▶ _RAW DATA_
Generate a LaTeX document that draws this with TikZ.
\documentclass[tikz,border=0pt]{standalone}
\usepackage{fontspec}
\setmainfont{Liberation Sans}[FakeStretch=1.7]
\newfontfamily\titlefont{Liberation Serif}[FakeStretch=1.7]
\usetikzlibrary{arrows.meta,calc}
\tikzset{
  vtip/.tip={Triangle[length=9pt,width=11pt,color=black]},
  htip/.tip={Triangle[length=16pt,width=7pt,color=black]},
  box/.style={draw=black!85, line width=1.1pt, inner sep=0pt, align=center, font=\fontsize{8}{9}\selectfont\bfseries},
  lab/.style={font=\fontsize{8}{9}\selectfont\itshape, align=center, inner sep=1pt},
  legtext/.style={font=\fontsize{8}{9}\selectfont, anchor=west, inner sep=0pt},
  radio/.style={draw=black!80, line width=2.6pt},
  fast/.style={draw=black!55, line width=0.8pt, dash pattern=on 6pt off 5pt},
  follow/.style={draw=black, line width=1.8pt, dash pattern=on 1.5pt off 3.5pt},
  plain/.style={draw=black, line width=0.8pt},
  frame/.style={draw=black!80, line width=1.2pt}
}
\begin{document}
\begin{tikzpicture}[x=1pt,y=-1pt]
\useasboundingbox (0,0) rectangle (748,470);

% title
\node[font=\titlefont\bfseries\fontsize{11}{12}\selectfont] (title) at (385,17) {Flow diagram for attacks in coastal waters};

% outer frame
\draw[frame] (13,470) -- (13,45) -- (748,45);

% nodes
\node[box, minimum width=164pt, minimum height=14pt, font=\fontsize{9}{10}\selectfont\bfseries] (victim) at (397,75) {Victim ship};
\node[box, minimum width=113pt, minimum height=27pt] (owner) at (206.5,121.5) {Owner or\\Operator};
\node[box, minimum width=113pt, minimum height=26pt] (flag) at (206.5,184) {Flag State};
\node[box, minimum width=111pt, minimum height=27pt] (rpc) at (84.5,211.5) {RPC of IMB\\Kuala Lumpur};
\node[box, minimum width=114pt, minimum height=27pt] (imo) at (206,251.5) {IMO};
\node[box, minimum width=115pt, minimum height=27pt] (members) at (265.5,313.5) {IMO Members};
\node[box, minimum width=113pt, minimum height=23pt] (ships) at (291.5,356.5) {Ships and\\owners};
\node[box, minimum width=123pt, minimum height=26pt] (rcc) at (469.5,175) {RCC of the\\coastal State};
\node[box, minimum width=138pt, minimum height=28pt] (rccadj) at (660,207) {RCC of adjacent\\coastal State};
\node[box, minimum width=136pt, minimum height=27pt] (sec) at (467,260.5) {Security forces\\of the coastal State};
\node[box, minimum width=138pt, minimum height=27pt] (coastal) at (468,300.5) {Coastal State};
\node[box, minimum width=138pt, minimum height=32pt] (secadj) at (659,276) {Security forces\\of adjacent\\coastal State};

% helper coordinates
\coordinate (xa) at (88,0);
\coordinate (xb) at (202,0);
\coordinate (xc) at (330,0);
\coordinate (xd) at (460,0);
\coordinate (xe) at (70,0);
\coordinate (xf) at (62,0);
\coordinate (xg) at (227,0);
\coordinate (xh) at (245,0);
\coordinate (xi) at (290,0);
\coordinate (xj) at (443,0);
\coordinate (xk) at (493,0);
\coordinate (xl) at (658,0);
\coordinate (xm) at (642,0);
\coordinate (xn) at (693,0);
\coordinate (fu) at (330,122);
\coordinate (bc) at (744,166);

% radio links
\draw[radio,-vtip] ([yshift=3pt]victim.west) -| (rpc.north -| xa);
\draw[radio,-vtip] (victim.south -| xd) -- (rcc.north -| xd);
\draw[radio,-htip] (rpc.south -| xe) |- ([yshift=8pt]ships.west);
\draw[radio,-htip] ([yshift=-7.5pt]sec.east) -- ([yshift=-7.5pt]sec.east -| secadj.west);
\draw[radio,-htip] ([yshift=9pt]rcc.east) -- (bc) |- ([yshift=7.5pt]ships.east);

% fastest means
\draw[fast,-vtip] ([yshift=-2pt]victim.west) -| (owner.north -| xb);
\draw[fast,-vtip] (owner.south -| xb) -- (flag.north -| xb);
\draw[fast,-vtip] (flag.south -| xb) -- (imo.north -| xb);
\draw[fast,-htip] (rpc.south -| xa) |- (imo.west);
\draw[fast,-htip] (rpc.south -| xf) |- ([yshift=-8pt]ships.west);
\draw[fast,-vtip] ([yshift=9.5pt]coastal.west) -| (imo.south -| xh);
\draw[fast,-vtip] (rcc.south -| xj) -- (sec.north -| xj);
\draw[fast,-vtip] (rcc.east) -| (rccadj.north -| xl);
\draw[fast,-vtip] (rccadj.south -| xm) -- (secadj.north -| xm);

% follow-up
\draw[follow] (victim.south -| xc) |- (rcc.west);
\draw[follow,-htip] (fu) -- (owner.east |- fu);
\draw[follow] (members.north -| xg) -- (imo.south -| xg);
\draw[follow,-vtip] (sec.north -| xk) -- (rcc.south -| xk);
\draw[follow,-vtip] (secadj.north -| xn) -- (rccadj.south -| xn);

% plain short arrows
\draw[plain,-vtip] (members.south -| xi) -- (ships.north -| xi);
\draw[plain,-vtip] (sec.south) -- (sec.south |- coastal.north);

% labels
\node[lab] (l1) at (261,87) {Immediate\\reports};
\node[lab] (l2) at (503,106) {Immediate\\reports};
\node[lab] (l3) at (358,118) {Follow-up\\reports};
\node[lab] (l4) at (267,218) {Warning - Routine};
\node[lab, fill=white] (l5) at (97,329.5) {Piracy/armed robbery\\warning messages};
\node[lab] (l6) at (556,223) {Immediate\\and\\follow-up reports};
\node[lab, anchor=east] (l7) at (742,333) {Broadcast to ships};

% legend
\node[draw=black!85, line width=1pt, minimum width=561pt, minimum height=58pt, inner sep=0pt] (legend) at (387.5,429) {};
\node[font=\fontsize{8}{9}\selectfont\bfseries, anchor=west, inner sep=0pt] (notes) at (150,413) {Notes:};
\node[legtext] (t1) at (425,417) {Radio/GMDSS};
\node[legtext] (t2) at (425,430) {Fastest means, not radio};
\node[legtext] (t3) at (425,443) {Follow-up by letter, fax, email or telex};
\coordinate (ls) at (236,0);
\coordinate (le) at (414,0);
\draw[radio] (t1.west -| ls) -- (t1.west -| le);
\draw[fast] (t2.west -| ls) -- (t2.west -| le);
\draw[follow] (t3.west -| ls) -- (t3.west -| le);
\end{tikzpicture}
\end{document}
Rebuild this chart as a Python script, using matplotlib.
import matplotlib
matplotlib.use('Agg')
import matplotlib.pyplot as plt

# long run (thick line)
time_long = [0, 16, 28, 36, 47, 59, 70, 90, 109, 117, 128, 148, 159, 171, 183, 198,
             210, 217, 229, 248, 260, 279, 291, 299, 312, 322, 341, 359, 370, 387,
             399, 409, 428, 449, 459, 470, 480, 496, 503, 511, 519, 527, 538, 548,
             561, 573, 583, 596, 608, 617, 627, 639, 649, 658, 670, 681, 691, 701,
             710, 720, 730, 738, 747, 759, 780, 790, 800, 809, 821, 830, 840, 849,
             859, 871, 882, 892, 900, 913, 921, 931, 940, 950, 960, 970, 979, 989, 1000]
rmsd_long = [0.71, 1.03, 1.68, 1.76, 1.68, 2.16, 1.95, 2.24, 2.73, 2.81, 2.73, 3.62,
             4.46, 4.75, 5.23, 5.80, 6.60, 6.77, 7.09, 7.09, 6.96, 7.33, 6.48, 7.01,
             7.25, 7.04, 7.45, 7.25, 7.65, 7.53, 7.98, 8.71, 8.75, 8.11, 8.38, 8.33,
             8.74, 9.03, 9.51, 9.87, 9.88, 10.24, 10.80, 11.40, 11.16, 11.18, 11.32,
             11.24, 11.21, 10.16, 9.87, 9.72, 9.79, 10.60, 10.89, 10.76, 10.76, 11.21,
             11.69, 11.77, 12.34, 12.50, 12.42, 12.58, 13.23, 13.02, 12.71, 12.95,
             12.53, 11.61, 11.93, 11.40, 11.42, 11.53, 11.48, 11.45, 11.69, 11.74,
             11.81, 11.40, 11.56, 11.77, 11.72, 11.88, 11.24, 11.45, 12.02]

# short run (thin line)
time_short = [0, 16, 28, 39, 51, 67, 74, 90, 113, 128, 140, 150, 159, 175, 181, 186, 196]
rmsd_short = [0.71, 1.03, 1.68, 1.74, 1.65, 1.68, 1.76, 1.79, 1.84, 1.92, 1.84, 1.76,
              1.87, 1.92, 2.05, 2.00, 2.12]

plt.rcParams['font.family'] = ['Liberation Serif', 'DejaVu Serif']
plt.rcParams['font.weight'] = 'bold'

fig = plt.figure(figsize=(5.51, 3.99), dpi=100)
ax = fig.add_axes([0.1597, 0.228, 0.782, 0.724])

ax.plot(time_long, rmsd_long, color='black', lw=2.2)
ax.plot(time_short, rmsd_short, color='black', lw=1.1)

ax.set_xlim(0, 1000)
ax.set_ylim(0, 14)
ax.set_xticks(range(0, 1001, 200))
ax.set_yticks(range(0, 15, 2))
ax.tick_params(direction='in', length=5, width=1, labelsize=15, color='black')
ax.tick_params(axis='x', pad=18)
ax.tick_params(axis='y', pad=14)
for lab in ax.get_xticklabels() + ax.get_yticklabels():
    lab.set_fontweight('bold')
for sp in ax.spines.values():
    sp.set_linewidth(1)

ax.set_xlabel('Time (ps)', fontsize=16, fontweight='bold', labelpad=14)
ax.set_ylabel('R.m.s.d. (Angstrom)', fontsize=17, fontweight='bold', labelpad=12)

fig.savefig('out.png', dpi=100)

▶ _AIM OF THE EXERCISE_
In the entries above, find lines with "matplotlib" and copy each.

▶ _SOLUTION TO THIS EXERCISE_
Rebuild this chart as a Python script, using matplotlib.
import matplotlib
matplotlib.use('Agg')
import matplotlib.pyplot as plt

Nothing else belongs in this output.